▶

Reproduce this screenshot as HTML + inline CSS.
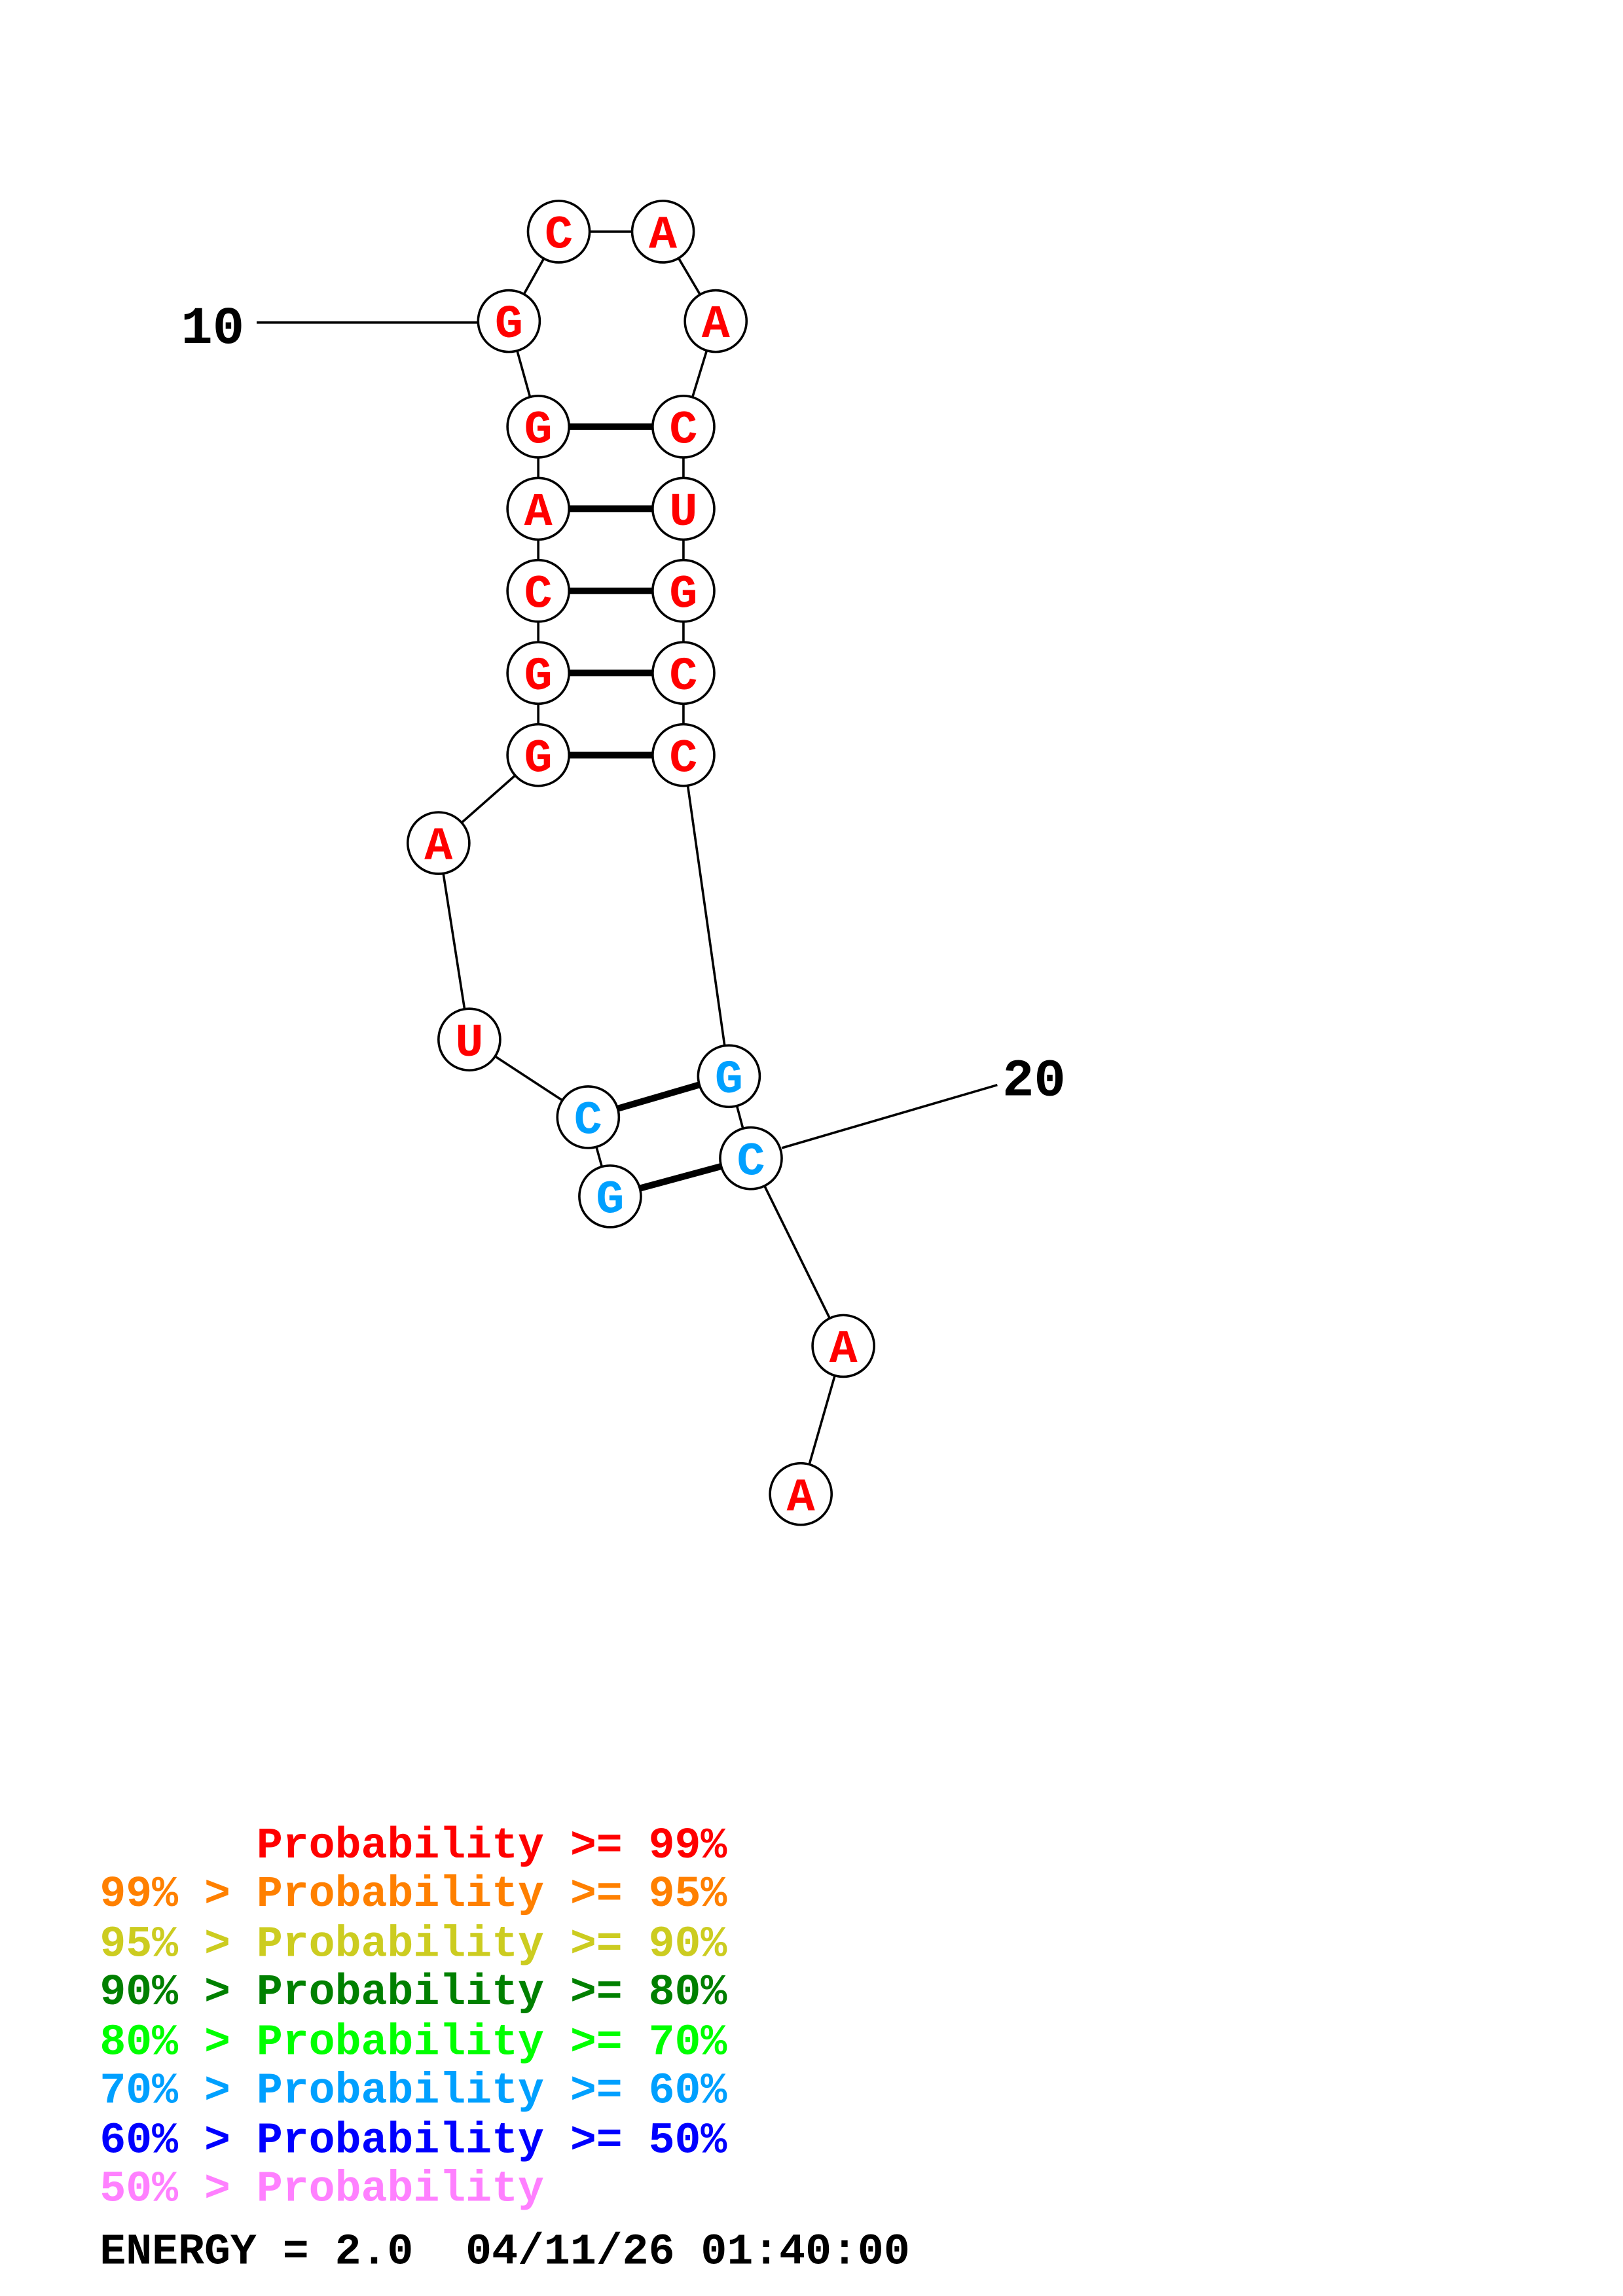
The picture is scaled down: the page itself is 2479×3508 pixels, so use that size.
<!DOCTYPE html>
<html><head><meta charset="utf-8"><style>
html,body{margin:0;padding:0;background:#fff;}
svg{display:block;}
svg text{white-space:pre;}
</style></head><body>
<svg width="2479" height="3508" viewBox="0 0 1106.6 1566" preserveAspectRatio="none" xmlns="http://www.w3.org/2000/svg">
<rect x="0" y="0" width="1106.6" height="1566" fill="#fff"/>
<g stroke="#000" stroke-width="1.6" fill="none">
<polyline points="416,816 401,762 320,709 299,575 367,515 367,459 367,403 367,347 367,291 347,219 381,158 452,158 488,219 466,291 466,347 466,403 466,459 466,515 497,734 512,790 575,918 546,1019"/>
<line x1="175" y1="220" x2="326" y2="220"/>
<line x1="533" y1="783" x2="680" y2="740"/>
</g>
<g stroke="#000" stroke-width="4.5">
<line x1="367" y1="291" x2="466" y2="291"/>
<line x1="367" y1="347" x2="466" y2="347"/>
<line x1="367" y1="403" x2="466" y2="403"/>
<line x1="367" y1="459" x2="466" y2="459"/>
<line x1="367" y1="515" x2="466" y2="515"/>
<line x1="401" y1="762" x2="497" y2="734"/>
<line x1="416" y1="816" x2="512" y2="790"/>
</g>
<g stroke="#000" stroke-width="1.6" fill="#fff">
<circle cx="381" cy="158" r="21"/><circle cx="452" cy="158" r="21"/>
<circle cx="347" cy="219" r="21"/><circle cx="488" cy="219" r="21"/>
<circle cx="367" cy="291" r="21"/><circle cx="466" cy="291" r="21"/>
<circle cx="367" cy="347" r="21"/><circle cx="466" cy="347" r="21"/>
<circle cx="367" cy="403" r="21"/><circle cx="466" cy="403" r="21"/>
<circle cx="367" cy="459" r="21"/><circle cx="466" cy="459" r="21"/>
<circle cx="367" cy="515" r="21"/><circle cx="466" cy="515" r="21"/>
<circle cx="299" cy="575" r="21"/><circle cx="320" cy="709" r="21"/>
<circle cx="401" cy="762" r="21"/><circle cx="497" cy="734" r="21"/>
<circle cx="416" cy="816" r="21"/><circle cx="512" cy="790" r="21"/>
<circle cx="575" cy="918" r="21"/><circle cx="546" cy="1019" r="21"/>
</g>
<g font-family="Liberation Mono, monospace" font-weight="bold" font-size="32" text-anchor="middle" fill="#ff0000">
<text x="381" y="169">C</text><text x="452" y="169">A</text>
<text x="347" y="230">G</text><text x="488" y="230">A</text>
<text x="367" y="302">G</text><text x="466" y="302">C</text>
<text x="367" y="358">A</text><text x="466" y="358">U</text>
<text x="367" y="414">C</text><text x="466" y="414">G</text>
<text x="367" y="470">G</text><text x="466" y="470">C</text>
<text x="367" y="526">G</text><text x="466" y="526">C</text>
<text x="299" y="586">A</text><text x="320" y="720">U</text>
<text x="575" y="929">A</text><text x="546" y="1030">A</text>
<g fill="#00a0ff">
<text x="401" y="773">C</text><text x="497" y="745">G</text>
<text x="416" y="827">G</text><text x="512" y="801">C</text>
</g>
</g>
<g font-family="Liberation Mono, monospace" font-weight="bold" font-size="36" fill="#000">
<text x="145" y="234" text-anchor="middle">10</text>
<text x="705" y="747" text-anchor="middle">20</text>
</g>
<g font-family="Liberation Mono, monospace" font-weight="bold" font-size="29.7">
<text x="68" y="1267" fill="#ff0000">      Probability &gt;= 99%</text>
<text x="68" y="1300" fill="#ff8000">99% &gt; Probability &gt;= 95%</text>
<text x="68" y="1334" fill="#cccc20">95% &gt; Probability &gt;= 90%</text>
<text x="68" y="1367" fill="#008000">90% &gt; Probability &gt;= 80%</text>
<text x="68" y="1401" fill="#00ff00">80% &gt; Probability &gt;= 70%</text>
<text x="68" y="1434" fill="#00a0ff">70% &gt; Probability &gt;= 60%</text>
<text x="68" y="1468" fill="#0000ff">60% &gt; Probability &gt;= 50%</text>
<text x="68" y="1501" fill="#ff80ff">50% &gt; Probability</text>
<text x="68" y="1544" fill="#000">ENERGY = 2.0  04/11/26 01:40:00</text>
</g>
</svg>
</body></html>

◀

-- Problem description --
Quote each line of the listing exactly, but leave the pictures out.

-- Solution to this exercise --
Reproduce this screenshot as HTML + inline CSS.
The picture is scaled down: the page itself is 2479×3508 pixels, so use that size.
<!DOCTYPE html>
<html><head><meta charset="utf-8"><style>
html,body{margin:0;padding:0;background:#fff;}
svg{display:block;}
svg text{white-space:pre;}
</style></head><body>
<svg width="2479" height="3508" viewBox="0 0 1106.6 1566" preserveAspectRatio="none" xmlns="http://www.w3.org/2000/svg">
<rect x="0" y="0" width="1106.6" height="1566" fill="#fff"/>
<g stroke="#000" stroke-width="1.6" fill="none">
<polyline points="416,816 401,762 320,709 299,575 367,515 367,459 367,403 367,347 367,291 347,219 381,158 452,158 488,219 466,291 466,347 466,403 466,459 466,515 497,734 512,790 575,918 546,1019"/>
<line x1="175" y1="220" x2="326" y2="220"/>
<line x1="533" y1="783" x2="680" y2="740"/>
</g>
<g stroke="#000" stroke-width="4.5">
<line x1="367" y1="291" x2="466" y2="291"/>
<line x1="367" y1="347" x2="466" y2="347"/>
<line x1="367" y1="403" x2="466" y2="403"/>
<line x1="367" y1="459" x2="466" y2="459"/>
<line x1="367" y1="515" x2="466" y2="515"/>
<line x1="401" y1="762" x2="497" y2="734"/>
<line x1="416" y1="816" x2="512" y2="790"/>
</g>
<g stroke="#000" stroke-width="1.6" fill="#fff">
<circle cx="381" cy="158" r="21"/><circle cx="452" cy="158" r="21"/>
<circle cx="347" cy="219" r="21"/><circle cx="488" cy="219" r="21"/>
<circle cx="367" cy="291" r="21"/><circle cx="466" cy="291" r="21"/>
<circle cx="367" cy="347" r="21"/><circle cx="466" cy="347" r="21"/>
<circle cx="367" cy="403" r="21"/><circle cx="466" cy="403" r="21"/>
<circle cx="367" cy="459" r="21"/><circle cx="466" cy="459" r="21"/>
<circle cx="367" cy="515" r="21"/><circle cx="466" cy="515" r="21"/>
<circle cx="299" cy="575" r="21"/><circle cx="320" cy="709" r="21"/>
<circle cx="401" cy="762" r="21"/><circle cx="497" cy="734" r="21"/>
<circle cx="416" cy="816" r="21"/><circle cx="512" cy="790" r="21"/>
<circle cx="575" cy="918" r="21"/><circle cx="546" cy="1019" r="21"/>
</g>
<g font-family="Liberation Mono, monospace" font-weight="bold" font-size="32" text-anchor="middle" fill="#ff0000">
<text x="381" y="169">C</text><text x="452" y="169">A</text>
<text x="347" y="230">G</text><text x="488" y="230">A</text>
<text x="367" y="302">G</text><text x="466" y="302">C</text>
<text x="367" y="358">A</text><text x="466" y="358">U</text>
<text x="367" y="414">C</text><text x="466" y="414">G</text>
<text x="367" y="470">G</text><text x="466" y="470">C</text>
<text x="367" y="526">G</text><text x="466" y="526">C</text>
<text x="299" y="586">A</text><text x="320" y="720">U</text>
<text x="575" y="929">A</text><text x="546" y="1030">A</text>
<g fill="#00a0ff">
<text x="401" y="773">C</text><text x="497" y="745">G</text>
<text x="416" y="827">G</text><text x="512" y="801">C</text>
</g>
</g>
<g font-family="Liberation Mono, monospace" font-weight="bold" font-size="36" fill="#000">
<text x="145" y="234" text-anchor="middle">10</text>
<text x="705" y="747" text-anchor="middle">20</text>
</g>
<g font-family="Liberation Mono, monospace" font-weight="bold" font-size="29.7">
<text x="68" y="1267" fill="#ff0000">      Probability &gt;= 99%</text>
<text x="68" y="1300" fill="#ff8000">99% &gt; Probability &gt;= 95%</text>
<text x="68" y="1334" fill="#cccc20">95% &gt; Probability &gt;= 90%</text>
<text x="68" y="1367" fill="#008000">90% &gt; Probability &gt;= 80%</text>
<text x="68" y="1401" fill="#00ff00">80% &gt; Probability &gt;= 70%</text>
<text x="68" y="1434" fill="#00a0ff">70% &gt; Probability &gt;= 60%</text>
<text x="68" y="1468" fill="#0000ff">60% &gt; Probability &gt;= 50%</text>
<text x="68" y="1501" fill="#ff80ff">50% &gt; Probability</text>
<text x="68" y="1544" fill="#000">ENERGY = 2.0  04/11/26 01:40:00</text>
</g>
</svg>
</body></html>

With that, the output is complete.